Bridging Communities - Taiping Bridge Renovation Project
- Date & Time:
April 17, 2013 (Wed) | 1:00 - 2:00 p.m.
Room P6-03, Graduate House
Mr John Lin
Assistant Professor, Faculty of Architecture
Mr John Lin received the Faculty Knowledge Exchange (KE) Award 2012 of the Faculty of Architecture for the project entitled "Taiping Bridge Renovation Project".
The TaiPing Bridge Project was a two-year reconstruction and surface renovation project of a historic 300 year-old bridge in Guizhou Province, China. Led by students and professors at The University of Hong Kong in collaboration with Chongqing University, the project addresses the sustainable development and rapid urbanization of rural Chinese villages. Like most rural areas in China, the village has undergone massive changes, reflective of the rapid urbanization process elsewhere. The project attempted to reconcile the long history of the existing masonry construction with modern techniques of pre-cast concrete.

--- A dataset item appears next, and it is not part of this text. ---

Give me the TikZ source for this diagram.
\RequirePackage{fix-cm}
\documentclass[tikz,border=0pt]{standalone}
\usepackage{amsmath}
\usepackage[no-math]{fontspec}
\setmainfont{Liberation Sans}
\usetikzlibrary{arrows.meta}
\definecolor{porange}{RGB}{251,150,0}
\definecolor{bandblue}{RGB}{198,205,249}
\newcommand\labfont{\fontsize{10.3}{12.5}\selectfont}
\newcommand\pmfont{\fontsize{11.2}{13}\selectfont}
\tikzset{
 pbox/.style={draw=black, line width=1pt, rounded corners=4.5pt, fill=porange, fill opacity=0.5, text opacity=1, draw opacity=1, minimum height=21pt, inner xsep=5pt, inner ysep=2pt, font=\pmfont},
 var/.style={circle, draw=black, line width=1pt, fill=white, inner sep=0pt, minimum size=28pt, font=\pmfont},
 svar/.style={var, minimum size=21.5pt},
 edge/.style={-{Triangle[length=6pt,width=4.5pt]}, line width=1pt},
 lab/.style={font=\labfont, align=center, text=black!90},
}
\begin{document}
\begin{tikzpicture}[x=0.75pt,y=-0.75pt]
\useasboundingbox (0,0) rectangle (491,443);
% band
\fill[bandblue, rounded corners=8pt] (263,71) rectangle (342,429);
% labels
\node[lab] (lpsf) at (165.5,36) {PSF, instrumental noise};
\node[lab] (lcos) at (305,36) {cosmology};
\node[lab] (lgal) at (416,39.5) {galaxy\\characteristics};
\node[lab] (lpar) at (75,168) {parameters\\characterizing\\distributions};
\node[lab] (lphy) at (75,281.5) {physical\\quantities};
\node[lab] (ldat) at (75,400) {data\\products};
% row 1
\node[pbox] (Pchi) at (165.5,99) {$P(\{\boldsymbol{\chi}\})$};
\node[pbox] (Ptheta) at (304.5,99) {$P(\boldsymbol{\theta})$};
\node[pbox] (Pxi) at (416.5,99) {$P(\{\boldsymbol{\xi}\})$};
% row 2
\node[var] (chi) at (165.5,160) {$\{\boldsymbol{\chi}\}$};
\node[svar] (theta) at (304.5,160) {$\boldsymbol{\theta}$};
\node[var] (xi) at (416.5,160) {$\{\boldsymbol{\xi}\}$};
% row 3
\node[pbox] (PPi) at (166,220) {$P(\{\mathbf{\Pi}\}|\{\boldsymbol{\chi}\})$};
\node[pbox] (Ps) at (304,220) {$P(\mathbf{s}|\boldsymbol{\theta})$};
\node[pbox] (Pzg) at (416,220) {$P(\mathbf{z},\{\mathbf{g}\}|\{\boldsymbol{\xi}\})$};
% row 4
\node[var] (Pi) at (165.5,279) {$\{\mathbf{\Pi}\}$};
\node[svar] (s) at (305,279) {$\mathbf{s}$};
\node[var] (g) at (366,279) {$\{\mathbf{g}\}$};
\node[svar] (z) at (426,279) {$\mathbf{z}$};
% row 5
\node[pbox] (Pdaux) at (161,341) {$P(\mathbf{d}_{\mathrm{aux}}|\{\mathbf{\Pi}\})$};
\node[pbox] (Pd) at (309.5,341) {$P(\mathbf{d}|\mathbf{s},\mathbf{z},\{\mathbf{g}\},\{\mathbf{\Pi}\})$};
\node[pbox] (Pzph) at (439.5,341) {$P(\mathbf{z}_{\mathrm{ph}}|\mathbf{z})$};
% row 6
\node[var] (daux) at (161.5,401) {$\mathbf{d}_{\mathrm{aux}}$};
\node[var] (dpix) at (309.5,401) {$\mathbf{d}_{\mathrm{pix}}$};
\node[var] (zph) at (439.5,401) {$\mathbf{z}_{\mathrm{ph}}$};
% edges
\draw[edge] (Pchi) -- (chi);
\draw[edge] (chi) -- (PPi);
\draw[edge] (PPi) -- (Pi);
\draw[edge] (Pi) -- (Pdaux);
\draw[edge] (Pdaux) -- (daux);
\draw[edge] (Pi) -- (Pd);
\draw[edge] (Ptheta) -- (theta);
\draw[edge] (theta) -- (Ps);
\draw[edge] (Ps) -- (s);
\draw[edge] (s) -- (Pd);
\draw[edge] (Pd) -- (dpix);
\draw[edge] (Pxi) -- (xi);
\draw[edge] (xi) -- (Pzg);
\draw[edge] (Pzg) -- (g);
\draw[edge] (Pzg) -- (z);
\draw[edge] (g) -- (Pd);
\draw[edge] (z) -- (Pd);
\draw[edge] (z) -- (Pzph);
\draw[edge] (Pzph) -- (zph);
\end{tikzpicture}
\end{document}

Though the primary task was to repair a collapsed arch, the larger problem was how to revitalize the once important and historic location. Precast concrete was used to rebuild the arch as well as pave the bridge. Bridge pavers were custom designed to transform into planters at various scales as well as seating. In this way the bridge was re-programmed as a public space. Volunteers and villagers planted the bridge with a combination of donated plants and wild varieties sourced from the surrounding mountains.

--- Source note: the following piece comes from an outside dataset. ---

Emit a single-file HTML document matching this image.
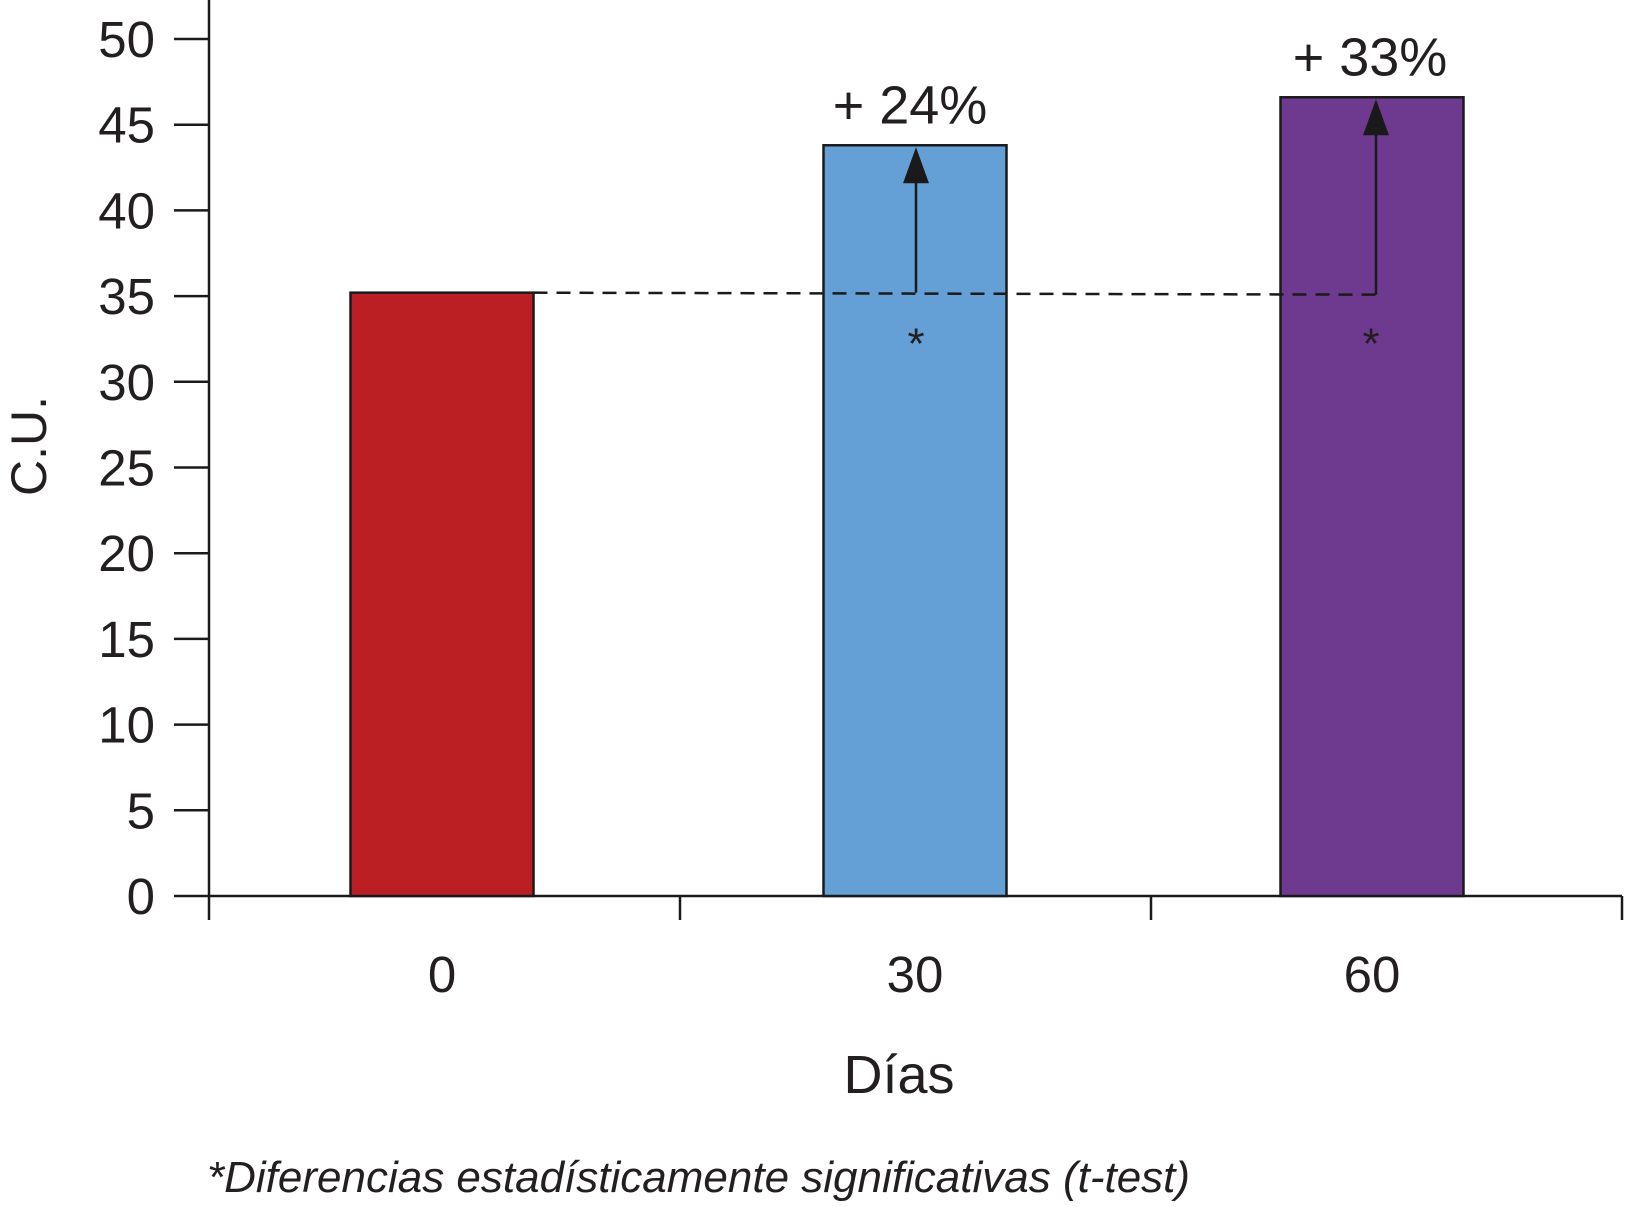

From start to finish the most important element of the project was the number of parties that were involved in realizing the project. Not only was the work conducted by an NGO and two universities, there was no direct client. The dialogue between a group of students and a community of villagers was the underlying form of communication. The coordination of contractors, factory workers, local government, ministry of construction officials, village heads, professors and students was crucial. The number of parties involved is directly reflective of the impact that the project hopes to achieve. Though the physical project is somewhat straightforward there are currently no institutionalized pathways for funding and implementing a project of this nature. The real challenge was the design of the network of collaborations. This was the most important bridge.